Data provided:

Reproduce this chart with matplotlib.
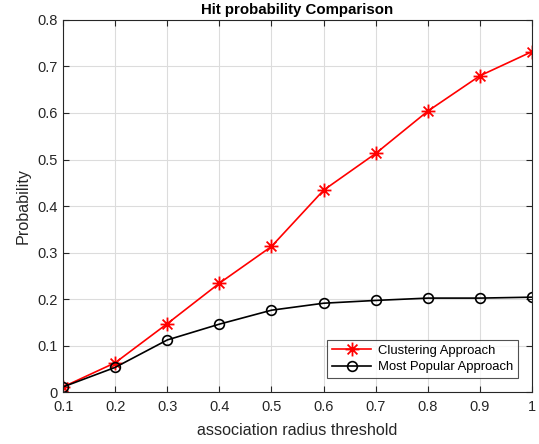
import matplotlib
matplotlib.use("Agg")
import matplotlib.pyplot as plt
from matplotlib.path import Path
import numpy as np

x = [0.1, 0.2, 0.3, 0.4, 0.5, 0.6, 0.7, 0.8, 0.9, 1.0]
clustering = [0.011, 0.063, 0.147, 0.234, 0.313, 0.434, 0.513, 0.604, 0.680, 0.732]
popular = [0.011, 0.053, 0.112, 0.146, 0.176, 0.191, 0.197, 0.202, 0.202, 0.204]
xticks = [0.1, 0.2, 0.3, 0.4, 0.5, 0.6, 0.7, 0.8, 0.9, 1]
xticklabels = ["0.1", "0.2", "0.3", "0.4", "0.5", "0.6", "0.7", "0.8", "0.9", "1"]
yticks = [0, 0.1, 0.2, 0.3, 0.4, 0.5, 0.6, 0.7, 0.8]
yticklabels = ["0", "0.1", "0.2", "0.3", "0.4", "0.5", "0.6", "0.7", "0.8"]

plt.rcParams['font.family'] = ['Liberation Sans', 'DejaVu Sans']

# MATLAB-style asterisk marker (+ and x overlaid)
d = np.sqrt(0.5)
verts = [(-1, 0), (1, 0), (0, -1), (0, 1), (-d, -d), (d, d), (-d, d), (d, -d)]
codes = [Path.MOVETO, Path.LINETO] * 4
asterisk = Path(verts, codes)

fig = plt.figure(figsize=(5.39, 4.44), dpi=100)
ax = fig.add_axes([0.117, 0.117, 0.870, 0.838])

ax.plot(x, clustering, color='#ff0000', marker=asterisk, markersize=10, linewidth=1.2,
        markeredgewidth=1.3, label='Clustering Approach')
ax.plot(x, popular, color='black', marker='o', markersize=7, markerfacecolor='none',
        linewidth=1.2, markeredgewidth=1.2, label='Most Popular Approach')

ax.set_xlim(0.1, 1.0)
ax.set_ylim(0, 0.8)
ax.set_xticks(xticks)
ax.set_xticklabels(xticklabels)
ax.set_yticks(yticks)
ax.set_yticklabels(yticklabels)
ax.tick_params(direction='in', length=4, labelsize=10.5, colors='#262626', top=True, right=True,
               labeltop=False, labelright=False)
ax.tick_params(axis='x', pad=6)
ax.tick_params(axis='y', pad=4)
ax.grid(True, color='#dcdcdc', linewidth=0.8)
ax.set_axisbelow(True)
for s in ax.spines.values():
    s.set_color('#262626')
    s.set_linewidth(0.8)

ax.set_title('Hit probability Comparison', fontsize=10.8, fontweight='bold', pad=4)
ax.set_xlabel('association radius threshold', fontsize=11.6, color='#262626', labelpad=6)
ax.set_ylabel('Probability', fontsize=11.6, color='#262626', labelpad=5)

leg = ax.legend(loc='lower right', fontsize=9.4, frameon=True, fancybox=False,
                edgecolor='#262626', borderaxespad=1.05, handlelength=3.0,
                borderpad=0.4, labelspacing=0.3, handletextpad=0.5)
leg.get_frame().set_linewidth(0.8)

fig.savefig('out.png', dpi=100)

---

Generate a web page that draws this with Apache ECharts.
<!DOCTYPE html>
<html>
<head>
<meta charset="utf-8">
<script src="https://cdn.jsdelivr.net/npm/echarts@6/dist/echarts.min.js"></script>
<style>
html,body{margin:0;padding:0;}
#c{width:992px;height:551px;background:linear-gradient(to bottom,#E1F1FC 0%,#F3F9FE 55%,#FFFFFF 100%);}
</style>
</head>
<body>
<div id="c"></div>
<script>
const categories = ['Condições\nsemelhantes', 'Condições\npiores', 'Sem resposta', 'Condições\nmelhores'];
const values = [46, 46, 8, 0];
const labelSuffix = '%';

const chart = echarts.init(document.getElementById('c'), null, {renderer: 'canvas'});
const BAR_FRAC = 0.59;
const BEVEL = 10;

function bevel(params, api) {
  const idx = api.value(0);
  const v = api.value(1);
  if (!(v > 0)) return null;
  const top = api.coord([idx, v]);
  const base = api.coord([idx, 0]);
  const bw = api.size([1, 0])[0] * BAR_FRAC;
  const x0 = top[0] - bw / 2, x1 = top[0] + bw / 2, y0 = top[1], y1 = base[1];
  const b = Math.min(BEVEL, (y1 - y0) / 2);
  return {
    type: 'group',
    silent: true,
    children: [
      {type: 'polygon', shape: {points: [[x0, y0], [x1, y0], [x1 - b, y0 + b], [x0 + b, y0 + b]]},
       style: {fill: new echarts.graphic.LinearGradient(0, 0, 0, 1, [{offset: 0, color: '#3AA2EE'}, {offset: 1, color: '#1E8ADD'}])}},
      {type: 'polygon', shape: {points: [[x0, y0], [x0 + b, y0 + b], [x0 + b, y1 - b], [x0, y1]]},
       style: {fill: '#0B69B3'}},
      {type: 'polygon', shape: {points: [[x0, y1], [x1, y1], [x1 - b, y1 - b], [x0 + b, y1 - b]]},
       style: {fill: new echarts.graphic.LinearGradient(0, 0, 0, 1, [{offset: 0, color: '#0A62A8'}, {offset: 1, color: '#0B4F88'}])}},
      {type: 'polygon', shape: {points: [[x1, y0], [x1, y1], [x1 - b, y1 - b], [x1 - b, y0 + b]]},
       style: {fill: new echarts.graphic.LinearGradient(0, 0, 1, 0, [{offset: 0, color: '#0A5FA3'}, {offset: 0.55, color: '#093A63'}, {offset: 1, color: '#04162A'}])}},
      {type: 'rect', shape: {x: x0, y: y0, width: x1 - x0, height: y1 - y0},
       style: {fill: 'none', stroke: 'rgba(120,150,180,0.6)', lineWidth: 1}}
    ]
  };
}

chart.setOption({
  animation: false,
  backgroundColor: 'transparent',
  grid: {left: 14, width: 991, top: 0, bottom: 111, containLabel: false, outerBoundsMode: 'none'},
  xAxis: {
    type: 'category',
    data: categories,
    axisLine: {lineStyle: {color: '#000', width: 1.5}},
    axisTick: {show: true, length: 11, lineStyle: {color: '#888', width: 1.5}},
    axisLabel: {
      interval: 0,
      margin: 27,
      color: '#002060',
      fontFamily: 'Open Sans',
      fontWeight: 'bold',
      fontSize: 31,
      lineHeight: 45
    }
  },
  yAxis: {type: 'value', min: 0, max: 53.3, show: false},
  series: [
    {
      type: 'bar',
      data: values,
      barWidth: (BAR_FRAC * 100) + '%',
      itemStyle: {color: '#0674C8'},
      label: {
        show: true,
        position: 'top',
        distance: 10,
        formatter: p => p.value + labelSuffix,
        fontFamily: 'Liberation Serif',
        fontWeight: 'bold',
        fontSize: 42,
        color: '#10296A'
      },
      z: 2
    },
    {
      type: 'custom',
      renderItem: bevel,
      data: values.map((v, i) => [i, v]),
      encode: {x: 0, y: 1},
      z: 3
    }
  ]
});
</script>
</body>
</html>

Goal: Using the entries above, transcribe every line from the line containing "Reproduce this chart with matplotlib." through the line containing "import numpy as np". Do not copy pictures.

Result:
Reproduce this chart with matplotlib.
import matplotlib
matplotlib.use("Agg")
import matplotlib.pyplot as plt
from matplotlib.path import Path
import numpy as np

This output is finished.